While Salford claims to have opened the first free public library in Britain, in 1850, Swindon effectively invented them, seven years earlier, with the formation of what was to become the Mechanics’ Institute Library, which was a public library in all but name.
All this might make you surprised to discover I haven’t been a member of a library since I left school.
For a start, I am more of a non-fiction person than a fiction one, and lending libraries are mainly geared up for people who like stories, since two thirds of the books borrowed by adults are novels, while nearly all children’s books are fiction.
But an even bigger problem for me is I am one of those Borrowers in the story. Once I have something, I hate to let go of it, especially a book.
The only ones I have ever bought and then thrown away are Rolf Harris’ autobiography and a couple of books by the lying and cheating Lance Armstrong.
Having a book in my possession and having to give it back goes against every instinct in my body.
So this is a warning to everyone never to lend me a book, and means lending libraries are not for me.

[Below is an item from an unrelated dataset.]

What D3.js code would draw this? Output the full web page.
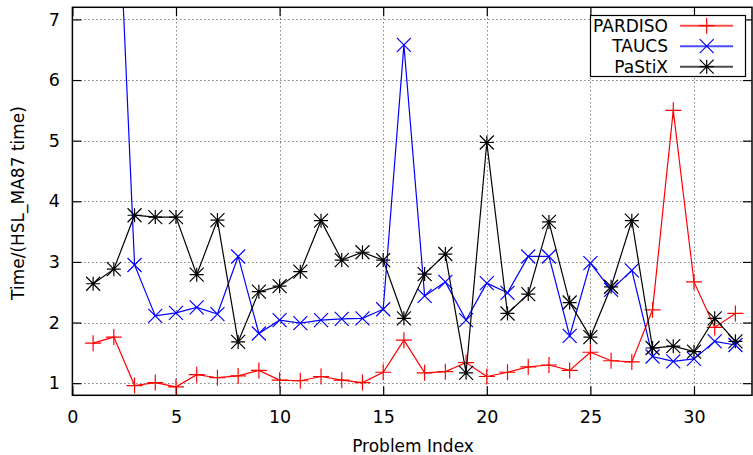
<!DOCTYPE html>
<html>
<head>
<meta charset="utf-8">
<script src="https://cdn.jsdelivr.net/npm/d3@7"></script>
<style>
  body { margin: 0; background: #fff; }
  text { font-family: "DejaVu Sans", sans-serif; }
</style>
</head>
<body>
<svg id="app"></svg>
<script>
const problems = d3.range(1, 33);
const pardiso = [1.66, 1.76, 0.96, 1.01, 0.94, 1.14, 1.09, 1.12, 1.21, 1.05, 1.04, 1.11, 1.05, 1.01, 1.18, 1.71,
                 1.17, 1.19, 1.34, 1.11, 1.18, 1.27, 1.30, 1.21, 1.51, 1.37, 1.35, 2.21, 5.50, 2.67, 1.92, 2.15];
const taucs = [null, 10.8, 2.95, 2.11, 2.16, 2.25, 2.14, 3.09, 1.82, 2.04, 1.99, 2.04, 2.06, 2.07, 2.22, 6.58,
               2.44, 2.67, 2.04, 2.65, 2.49, 3.09, 3.09, 1.78, 2.98, 2.54, 2.86, 1.44, 1.36, 1.40, 1.69, 1.63];
const pastix = [2.64, 2.88, 3.77, 3.74, 3.74, 2.79, 3.69, 1.68, 2.51, 2.60, 2.84, 3.68, 3.03, 3.16, 3.03, 2.07,
                2.80, 3.13, 1.17, 4.97, 2.15, 2.47, 3.66, 2.33, 1.76, 2.59, 3.68, 1.58, 1.61, 1.52, 2.07, 1.69];
const xTicks = [0, 5, 10, 15, 20, 25, 30];
const yTicks = [1, 2, 3, 4, 5, 6, 7];

const series = [
    {name: "PARDISO", values: pardiso, color: "#ff0000", marker: "plus"},
    {name: "TAUCS", values: taucs, color: "#0000ff", marker: "cross"},
    {name: "PaStiX", values: pastix, color: "#000000", marker: "star"},
];

const width = 753, height = 455;
const margin = {left: 72.4, right: 1, top: 7.3, bottom: 59.7};

const svg = d3.select("#app")
    .attr("width", width)
    .attr("height", height);

const x = d3.scaleLinear().domain([0, 32.8]).range([margin.left, width - margin.right]);
const y = d3.scaleLinear().domain([0.8, 7.2]).range([height - margin.bottom, margin.top]);

svg.append("defs").append("clipPath").attr("id", "clip")
    .append("rect")
    .attr("x", x.range()[0]).attr("y", y.range()[1])
    .attr("width", x.range()[1] - x.range()[0])
    .attr("height", y.range()[0] - y.range()[1]);

// grid
const grid = svg.append("g")
    .attr("stroke", "#000")
    .attr("stroke-opacity", 0.75)
    .attr("stroke-width", 1)
    .attr("stroke-dasharray", "1,3");
xTicks.filter(d => d > 0).forEach(d => {
    grid.append("line")
        .attr("x1", Math.round(x(d)) + 0.5).attr("x2", Math.round(x(d)) + 0.5)
        .attr("y1", y.range()[0]).attr("y2", y.range()[1]);
});
yTicks.forEach(d => {
    grid.append("line")
        .attr("x1", x.range()[0]).attr("x2", x.range()[1])
        .attr("y1", Math.round(y(d)) + 0.5).attr("y2", Math.round(y(d)) + 0.5);
});

// axes
const axisBottom = d3.axisBottom(x).tickValues(xTicks).tickSize(-9).tickPadding(15).tickFormat(d3.format("d"));
const axisTop = d3.axisTop(x).tickValues(xTicks).tickSize(-9).tickFormat("");
const axisLeft = d3.axisLeft(y).tickValues(yTicks).tickSize(-9).tickPadding(12.5).tickFormat(d3.format("d"));
const axisRight = d3.axisRight(y).tickValues(yTicks).tickSize(-9).tickFormat("");

function styleAxis(g) {
    g.select(".domain").remove();
    g.selectAll(".tick line").attr("stroke", "#000").attr("stroke-width", 1.2);
    g.selectAll(".tick text").attr("font-size", 17.5).attr("fill", "#000")
        .attr("font-family", "DejaVu Sans");
}

svg.append("g").attr("transform", `translate(0,${y.range()[0]})`).call(axisBottom).call(styleAxis);
svg.append("g").attr("transform", `translate(0,${y.range()[1]})`).call(axisTop).call(styleAxis);
svg.append("g").attr("transform", `translate(${x.range()[0]},0)`).call(axisLeft).call(styleAxis);
svg.append("g").attr("transform", `translate(${x.range()[1]},0)`).call(axisRight).call(styleAxis);

svg.append("rect")
    .attr("x", x.range()[0]).attr("y", y.range()[1])
    .attr("width", x.range()[1] - x.range()[0])
    .attr("height", y.range()[0] - y.range()[1])
    .attr("fill", "none").attr("stroke", "#000").attr("stroke-width", 1.5);

// markers
function markerPath(type, cx, cy) {
    const p = 8, c = 7;
    const plus = `M${cx - p},${cy}H${cx + p}M${cx},${cy - p}V${cy + p}`;
    const cross = `M${cx - c},${cy - c}L${cx + c},${cy + c}M${cx - c},${cy + c}L${cx + c},${cy - c}`;
    if (type === "plus") return plus;
    if (type === "cross") return cross;
    return `M${cx - c},${cy}H${cx + c}M${cx},${cy - c}V${cy + c}` + cross;
}

const plot = svg.append("g").attr("clip-path", "url(#clip)");
const line = d3.line()
    .defined(d => d.v != null)
    .x(d => x(d.i))
    .y(d => y(d.v));

series.forEach(s => {
    const pts = problems.map((p, k) => ({i: p, v: s.values[k]}));
    plot.append("path")
        .datum(pts)
        .attr("d", line)
        .attr("fill", "none")
        .attr("stroke", s.color)
        .attr("stroke-width", 1.2);
    plot.selectAll(null)
        .data(pts.filter(d => d.v != null))
        .join("path")
        .attr("d", d => markerPath(s.marker, x(d.i), y(d.v)))
        .attr("fill", "none")
        .attr("stroke", s.color)
        .attr("stroke-width", 1.2);
});

// legend
const legend = svg.append("g");
legend.append("rect")
    .attr("x", 590.5).attr("y", 15.5)
    .attr("width", 155).attr("height", 61)
    .attr("fill", "#fff").attr("stroke", "#000").attr("stroke-width", 1.2);
series.forEach((s, k) => {
    const ly = 25.7 + k * 20.5;
    legend.append("text")
        .attr("x", 668).attr("y", ly)
        .attr("dy", "0.36em")
        .attr("text-anchor", "end")
        .attr("font-size", 17)
        .attr("fill", "#000")
        .text(s.name);
    legend.append("line")
        .attr("x1", 680).attr("x2", 733)
        .attr("y1", ly).attr("y2", ly)
        .attr("stroke", s.color).attr("stroke-width", 2)
        .attr("stroke-opacity", 0.7);
    legend.append("path")
        .attr("d", markerPath(s.marker, 706.7, ly))
        .attr("fill", "none")
        .attr("stroke", s.color).attr("stroke-width", 1.2);
});

// axis titles
svg.append("text")
    .attr("x", 413).attr("y", 446)
    .attr("dy", "0.36em")
    .attr("text-anchor", "middle")
    .attr("font-size", 17)
    .attr("fill", "#000")
    .text("Problem Index");

svg.append("text")
    .attr("transform", "translate(18,203) rotate(-90)")
    .attr("dy", "0.36em")
    .attr("text-anchor", "middle")
    .attr("font-size", 17)
    .attr("fill", "#000")
    .text("Time/(HSL_MA87 time)");
</script>
</body>
</html>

But that’s not to say I am not a big advocate of them.
I have borrowing The Borrowers to thank for igniting not just a love of books and knowledge, but a desire to write, and it might never have happened without Upper Stratton Library, which I discovered was Wiltshire County Council’s first ever purpose-built one.
Strange that, in 1967, councillors were building libraries, not telling us they are a luxury we can’t afford.
So the most pleasing aspect of the party at the library was meeting the volunteers who have taken over the reins.
They are following in the footsteps of the visionaries who built the Mechanics’ Institute library and, while some people might mourn the handing over of libraries to the people, I like to think of it as The Borrowers giving back what they borrowed.
Hopefully it will be onwards and upwards for libraries. After all, some things are far better left in the hands of people who know the value of essential services, and not just their cost.